Après Au-revoir là-haut et Couleurs de l’incendie, c’est le dernier tome de la trilogie de Pierre Lemaître qui est une nouvelle fois adapté en format graphique par Christian de Metter. Ce 3e volume nous plonge en avril 1940. On y retrouve Louise, la petite voisine d’Albert et Edouard dans Au revoir là-haut. Vingt ans plus tard, elle est devenue une jeune femme indépendante et solitaire. Institutrice, elle travaille aussi comme serveuse dans le restaurant de Monsieur Jules. Un jour, un médecin habitué de l’établissement lui propose une forte somme d’argent à une seule condition, la voir nue. Louise accepte, mais la rencontre ne va pas se dérouler comme prévu… Et la découverte d’un lourd secret familial va l’amener à se jeter sur les routes d’une France en pleine débâcle.

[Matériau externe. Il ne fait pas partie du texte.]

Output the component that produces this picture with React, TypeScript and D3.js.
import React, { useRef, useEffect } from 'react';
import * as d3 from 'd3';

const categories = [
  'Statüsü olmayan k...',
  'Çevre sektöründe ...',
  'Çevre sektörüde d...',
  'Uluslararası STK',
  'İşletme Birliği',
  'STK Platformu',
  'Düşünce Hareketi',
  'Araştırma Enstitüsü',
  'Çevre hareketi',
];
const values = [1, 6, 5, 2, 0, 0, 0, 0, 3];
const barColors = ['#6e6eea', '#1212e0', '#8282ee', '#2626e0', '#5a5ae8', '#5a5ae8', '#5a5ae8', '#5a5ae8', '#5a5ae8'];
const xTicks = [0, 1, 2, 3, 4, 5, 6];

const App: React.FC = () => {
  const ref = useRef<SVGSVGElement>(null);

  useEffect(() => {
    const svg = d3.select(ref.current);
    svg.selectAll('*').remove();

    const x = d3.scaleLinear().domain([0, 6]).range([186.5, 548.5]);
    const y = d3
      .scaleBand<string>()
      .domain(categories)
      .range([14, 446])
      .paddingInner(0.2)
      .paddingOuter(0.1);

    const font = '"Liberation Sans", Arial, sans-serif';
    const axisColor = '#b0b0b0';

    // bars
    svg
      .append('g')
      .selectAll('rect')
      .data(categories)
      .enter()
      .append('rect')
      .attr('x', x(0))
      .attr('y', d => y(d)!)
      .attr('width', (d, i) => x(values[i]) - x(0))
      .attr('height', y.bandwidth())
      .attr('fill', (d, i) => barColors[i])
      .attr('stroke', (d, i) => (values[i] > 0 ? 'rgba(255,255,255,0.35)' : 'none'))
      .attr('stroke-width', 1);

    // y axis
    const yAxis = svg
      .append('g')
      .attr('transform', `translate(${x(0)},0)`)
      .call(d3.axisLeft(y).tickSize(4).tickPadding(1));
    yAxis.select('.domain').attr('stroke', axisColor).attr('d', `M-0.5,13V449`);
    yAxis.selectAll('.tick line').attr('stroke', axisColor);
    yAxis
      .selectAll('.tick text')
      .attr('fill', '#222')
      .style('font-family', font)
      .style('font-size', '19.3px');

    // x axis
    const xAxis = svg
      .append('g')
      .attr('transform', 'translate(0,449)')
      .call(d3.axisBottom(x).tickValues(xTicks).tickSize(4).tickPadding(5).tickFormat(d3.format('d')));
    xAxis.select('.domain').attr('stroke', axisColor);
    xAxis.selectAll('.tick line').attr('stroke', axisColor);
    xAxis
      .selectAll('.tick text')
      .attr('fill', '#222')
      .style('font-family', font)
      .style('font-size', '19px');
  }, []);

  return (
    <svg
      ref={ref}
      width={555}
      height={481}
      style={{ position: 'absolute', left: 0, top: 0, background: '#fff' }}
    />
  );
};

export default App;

En parallèle de l’histoire de Louise, Miroir de nos peines retrace également la trajectoire de plusieurs autres personnages :  Raoul et Gabriel, deux soldats aux caractères très différents qui vont devoir s’allier, Fernand, un garde-mobile qui veut mettre à l’abri sa femme malade, et Désiré, un escroc charismatique. Avec ses nombreuses ramifications, ce dernier tome n’était sans doute pas le plus facile à adapter. Il est pourtant tout aussi réussi que les précédents ! Christian de Metter respecte parfaitement le travail initial de Pierre Lemaître, en jonglant aisément entre les différentes histoires, jusqu’à ce que les destins des personnages finissent par se croiser. Il apporte en plus sa patte graphique très reconnaissable, avec beaucoup de réalisme, des couleurs sombres, ainsi que des personnages aux traits anguleux et expressifs. Une belle conclusion !

Miroir de nos peines* de Christian de Metter, adapté du roman de Pierre Lemaître, novembre 2023, éditions Rue de Sèvres, 184 pages.